[Given exercise]: Only the lines from the line containing "Give me the Apache" to the line containing "const xTicks = [0,100,200,300,400];", with both of those lines, are to be repeated exactly. Leave the images out.

[Material for the task]:

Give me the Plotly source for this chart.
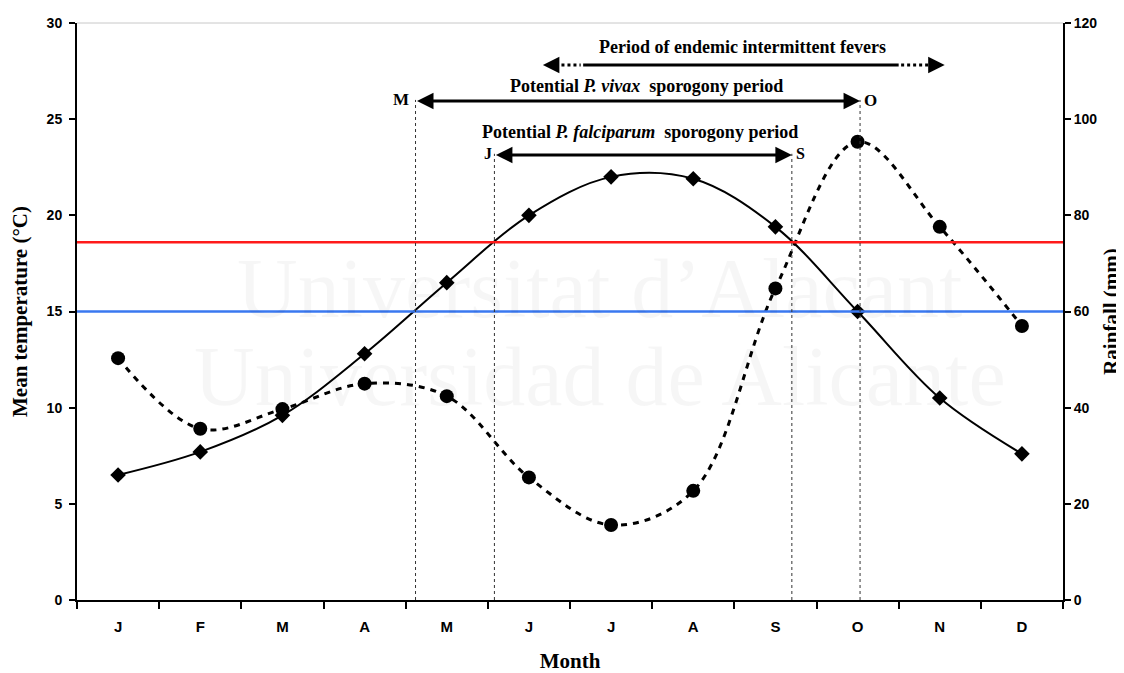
--
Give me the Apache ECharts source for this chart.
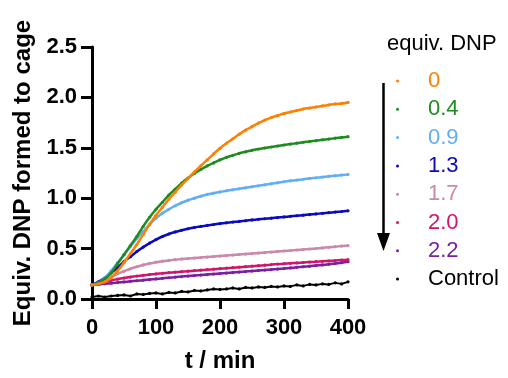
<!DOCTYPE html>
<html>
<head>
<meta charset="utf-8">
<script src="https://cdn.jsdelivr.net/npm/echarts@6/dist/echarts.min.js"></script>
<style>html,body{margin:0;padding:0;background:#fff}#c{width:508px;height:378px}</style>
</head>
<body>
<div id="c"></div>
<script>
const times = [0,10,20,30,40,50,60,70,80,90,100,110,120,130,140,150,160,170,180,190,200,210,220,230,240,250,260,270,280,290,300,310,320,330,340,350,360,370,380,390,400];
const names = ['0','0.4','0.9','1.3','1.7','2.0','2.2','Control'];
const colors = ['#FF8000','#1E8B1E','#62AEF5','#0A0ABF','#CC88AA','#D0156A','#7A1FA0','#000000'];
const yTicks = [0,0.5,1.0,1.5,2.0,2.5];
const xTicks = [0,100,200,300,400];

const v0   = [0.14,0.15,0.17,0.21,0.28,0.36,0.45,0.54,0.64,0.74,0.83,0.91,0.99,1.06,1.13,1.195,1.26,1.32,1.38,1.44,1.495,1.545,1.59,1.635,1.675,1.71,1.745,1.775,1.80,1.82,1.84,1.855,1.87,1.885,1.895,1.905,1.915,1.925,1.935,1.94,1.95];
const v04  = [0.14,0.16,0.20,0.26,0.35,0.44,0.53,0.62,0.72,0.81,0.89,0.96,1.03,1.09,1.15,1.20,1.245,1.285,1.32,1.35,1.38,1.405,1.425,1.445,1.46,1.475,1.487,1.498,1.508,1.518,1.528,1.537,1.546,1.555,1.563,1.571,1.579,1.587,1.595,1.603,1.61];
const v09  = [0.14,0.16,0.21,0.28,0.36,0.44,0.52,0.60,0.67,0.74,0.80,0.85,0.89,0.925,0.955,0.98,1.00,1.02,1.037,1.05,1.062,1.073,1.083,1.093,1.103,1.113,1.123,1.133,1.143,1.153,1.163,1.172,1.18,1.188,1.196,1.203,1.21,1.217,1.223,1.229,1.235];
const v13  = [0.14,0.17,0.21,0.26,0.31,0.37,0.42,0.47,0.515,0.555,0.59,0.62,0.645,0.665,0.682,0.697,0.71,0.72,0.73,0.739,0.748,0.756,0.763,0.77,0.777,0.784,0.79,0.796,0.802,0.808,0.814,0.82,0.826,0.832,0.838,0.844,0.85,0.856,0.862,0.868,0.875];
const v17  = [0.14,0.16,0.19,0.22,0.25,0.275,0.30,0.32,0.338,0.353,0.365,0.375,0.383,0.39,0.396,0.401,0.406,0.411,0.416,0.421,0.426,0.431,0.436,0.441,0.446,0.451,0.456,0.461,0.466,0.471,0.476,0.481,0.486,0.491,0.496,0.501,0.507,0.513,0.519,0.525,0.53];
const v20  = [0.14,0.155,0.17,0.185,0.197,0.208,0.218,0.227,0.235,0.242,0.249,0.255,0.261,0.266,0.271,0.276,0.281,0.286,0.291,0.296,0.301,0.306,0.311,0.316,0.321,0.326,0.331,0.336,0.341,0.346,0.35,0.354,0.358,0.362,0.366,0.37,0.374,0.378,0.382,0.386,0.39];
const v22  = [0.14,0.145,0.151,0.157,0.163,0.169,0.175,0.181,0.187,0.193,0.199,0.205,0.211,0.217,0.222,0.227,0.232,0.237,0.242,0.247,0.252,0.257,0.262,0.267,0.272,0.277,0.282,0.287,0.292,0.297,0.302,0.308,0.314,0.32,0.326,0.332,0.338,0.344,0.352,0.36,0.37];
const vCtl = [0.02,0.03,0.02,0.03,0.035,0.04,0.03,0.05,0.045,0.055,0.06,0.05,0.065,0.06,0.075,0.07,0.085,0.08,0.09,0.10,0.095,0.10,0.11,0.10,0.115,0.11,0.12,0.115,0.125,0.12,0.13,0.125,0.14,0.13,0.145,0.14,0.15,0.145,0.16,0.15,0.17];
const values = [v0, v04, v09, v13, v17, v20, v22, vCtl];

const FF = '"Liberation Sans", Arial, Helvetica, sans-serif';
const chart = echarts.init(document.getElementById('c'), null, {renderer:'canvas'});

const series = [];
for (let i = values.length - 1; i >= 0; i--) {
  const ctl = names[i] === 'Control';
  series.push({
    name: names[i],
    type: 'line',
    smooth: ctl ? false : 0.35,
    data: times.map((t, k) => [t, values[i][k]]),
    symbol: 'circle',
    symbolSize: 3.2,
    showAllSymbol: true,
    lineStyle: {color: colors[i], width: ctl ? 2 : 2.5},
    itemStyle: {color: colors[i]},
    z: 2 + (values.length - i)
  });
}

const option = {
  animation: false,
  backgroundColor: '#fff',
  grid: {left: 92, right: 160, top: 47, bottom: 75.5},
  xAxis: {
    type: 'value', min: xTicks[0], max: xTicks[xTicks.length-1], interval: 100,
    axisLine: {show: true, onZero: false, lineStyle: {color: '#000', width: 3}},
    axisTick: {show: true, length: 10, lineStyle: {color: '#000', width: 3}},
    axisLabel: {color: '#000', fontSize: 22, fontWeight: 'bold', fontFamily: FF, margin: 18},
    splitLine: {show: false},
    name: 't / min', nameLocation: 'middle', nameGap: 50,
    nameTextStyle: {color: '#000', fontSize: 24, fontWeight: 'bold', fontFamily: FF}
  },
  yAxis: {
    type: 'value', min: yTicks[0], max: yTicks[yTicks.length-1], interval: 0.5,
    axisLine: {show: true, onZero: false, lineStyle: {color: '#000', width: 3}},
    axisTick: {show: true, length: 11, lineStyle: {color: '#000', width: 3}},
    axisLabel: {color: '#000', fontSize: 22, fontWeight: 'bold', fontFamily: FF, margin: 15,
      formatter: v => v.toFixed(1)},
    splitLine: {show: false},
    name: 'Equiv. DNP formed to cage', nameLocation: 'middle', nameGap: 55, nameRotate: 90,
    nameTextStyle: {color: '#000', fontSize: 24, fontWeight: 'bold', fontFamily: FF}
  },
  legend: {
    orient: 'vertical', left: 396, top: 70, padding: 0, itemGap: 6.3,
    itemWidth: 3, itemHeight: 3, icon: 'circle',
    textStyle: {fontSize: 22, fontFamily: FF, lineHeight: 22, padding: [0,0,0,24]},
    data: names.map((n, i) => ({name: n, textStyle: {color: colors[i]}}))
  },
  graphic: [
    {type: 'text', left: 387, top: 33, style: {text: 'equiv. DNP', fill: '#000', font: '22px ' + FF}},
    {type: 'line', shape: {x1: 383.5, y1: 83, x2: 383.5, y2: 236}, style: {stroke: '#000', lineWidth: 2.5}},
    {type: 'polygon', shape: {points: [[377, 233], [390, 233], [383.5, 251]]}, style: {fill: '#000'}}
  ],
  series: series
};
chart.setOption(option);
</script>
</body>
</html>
* * *
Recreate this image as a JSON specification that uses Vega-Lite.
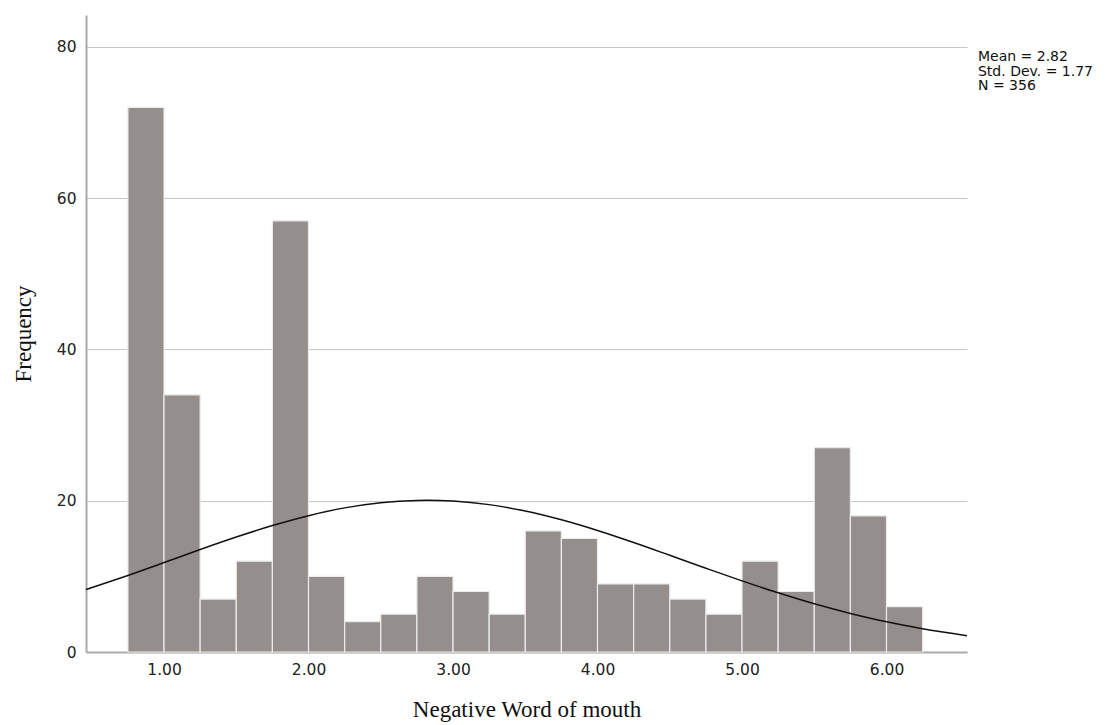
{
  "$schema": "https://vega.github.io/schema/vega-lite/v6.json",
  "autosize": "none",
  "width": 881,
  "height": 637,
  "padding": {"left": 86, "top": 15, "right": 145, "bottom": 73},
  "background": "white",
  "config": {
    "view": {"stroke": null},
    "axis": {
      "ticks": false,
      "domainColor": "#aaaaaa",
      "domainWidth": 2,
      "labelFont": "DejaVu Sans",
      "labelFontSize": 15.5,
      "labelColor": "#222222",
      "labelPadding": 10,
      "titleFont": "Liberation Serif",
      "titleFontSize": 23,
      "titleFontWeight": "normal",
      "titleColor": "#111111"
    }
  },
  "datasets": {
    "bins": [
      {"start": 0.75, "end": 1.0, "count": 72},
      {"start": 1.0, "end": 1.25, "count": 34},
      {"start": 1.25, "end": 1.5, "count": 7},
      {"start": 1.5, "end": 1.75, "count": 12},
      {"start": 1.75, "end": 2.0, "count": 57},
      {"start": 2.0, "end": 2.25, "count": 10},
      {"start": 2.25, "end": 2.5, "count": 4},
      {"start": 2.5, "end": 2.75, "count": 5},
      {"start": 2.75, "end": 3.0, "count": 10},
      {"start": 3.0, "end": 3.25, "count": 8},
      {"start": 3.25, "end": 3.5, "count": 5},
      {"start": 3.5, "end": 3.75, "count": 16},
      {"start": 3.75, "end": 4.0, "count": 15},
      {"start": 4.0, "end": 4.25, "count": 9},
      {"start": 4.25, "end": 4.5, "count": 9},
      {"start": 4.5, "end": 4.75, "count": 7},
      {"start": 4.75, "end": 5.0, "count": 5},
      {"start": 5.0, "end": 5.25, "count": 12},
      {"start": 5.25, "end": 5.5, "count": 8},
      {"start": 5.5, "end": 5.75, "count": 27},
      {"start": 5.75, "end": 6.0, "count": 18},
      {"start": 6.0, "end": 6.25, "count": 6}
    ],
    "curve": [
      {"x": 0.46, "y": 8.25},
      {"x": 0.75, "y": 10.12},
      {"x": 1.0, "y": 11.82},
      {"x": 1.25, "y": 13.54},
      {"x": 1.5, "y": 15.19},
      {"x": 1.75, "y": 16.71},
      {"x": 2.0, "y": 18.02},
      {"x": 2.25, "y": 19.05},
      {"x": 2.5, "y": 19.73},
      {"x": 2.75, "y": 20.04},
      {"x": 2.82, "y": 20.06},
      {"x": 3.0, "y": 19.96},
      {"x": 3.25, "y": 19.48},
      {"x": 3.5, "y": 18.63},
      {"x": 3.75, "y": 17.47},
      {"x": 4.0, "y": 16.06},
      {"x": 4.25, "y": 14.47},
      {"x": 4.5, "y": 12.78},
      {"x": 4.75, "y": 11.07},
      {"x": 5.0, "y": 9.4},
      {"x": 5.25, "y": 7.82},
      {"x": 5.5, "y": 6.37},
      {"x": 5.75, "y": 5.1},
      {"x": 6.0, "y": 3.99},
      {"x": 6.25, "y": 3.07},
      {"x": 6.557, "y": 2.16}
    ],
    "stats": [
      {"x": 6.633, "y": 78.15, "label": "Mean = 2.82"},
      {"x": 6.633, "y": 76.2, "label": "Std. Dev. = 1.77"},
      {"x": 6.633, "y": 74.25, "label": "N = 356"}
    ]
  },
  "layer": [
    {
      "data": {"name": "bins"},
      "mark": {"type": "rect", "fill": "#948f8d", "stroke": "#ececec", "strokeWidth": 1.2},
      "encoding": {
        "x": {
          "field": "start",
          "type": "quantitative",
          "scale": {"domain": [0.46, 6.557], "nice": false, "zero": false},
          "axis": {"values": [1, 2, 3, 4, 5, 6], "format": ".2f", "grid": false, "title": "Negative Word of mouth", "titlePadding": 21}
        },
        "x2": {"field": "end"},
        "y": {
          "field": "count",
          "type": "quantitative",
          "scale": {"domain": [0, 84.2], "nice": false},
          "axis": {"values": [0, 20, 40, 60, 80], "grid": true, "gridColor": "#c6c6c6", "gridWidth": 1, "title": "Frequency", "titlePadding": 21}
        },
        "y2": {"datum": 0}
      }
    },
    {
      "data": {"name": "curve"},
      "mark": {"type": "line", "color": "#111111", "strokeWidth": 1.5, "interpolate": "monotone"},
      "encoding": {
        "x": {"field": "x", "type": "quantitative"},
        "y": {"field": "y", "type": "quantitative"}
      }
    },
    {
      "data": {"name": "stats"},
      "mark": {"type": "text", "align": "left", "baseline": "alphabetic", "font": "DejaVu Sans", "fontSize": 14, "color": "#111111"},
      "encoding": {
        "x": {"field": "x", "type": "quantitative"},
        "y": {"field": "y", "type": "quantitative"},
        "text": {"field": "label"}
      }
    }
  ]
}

[Exercise answer]:
Give me the Apache ECharts source for this chart.
<!DOCTYPE html>
<html>
<head>
<meta charset="utf-8">
<script src="https://cdn.jsdelivr.net/npm/echarts@6/dist/echarts.min.js"></script>
<style>html,body{margin:0;padding:0;background:#fff}#c{width:508px;height:378px}</style>
</head>
<body>
<div id="c"></div>
<script>
const times = [0,10,20,30,40,50,60,70,80,90,100,110,120,130,140,150,160,170,180,190,200,210,220,230,240,250,260,270,280,290,300,310,320,330,340,350,360,370,380,390,400];
const names = ['0','0.4','0.9','1.3','1.7','2.0','2.2','Control'];
const colors = ['#FF8000','#1E8B1E','#62AEF5','#0A0ABF','#CC88AA','#D0156A','#7A1FA0','#000000'];
const yTicks = [0,0.5,1.0,1.5,2.0,2.5];
const xTicks = [0,100,200,300,400];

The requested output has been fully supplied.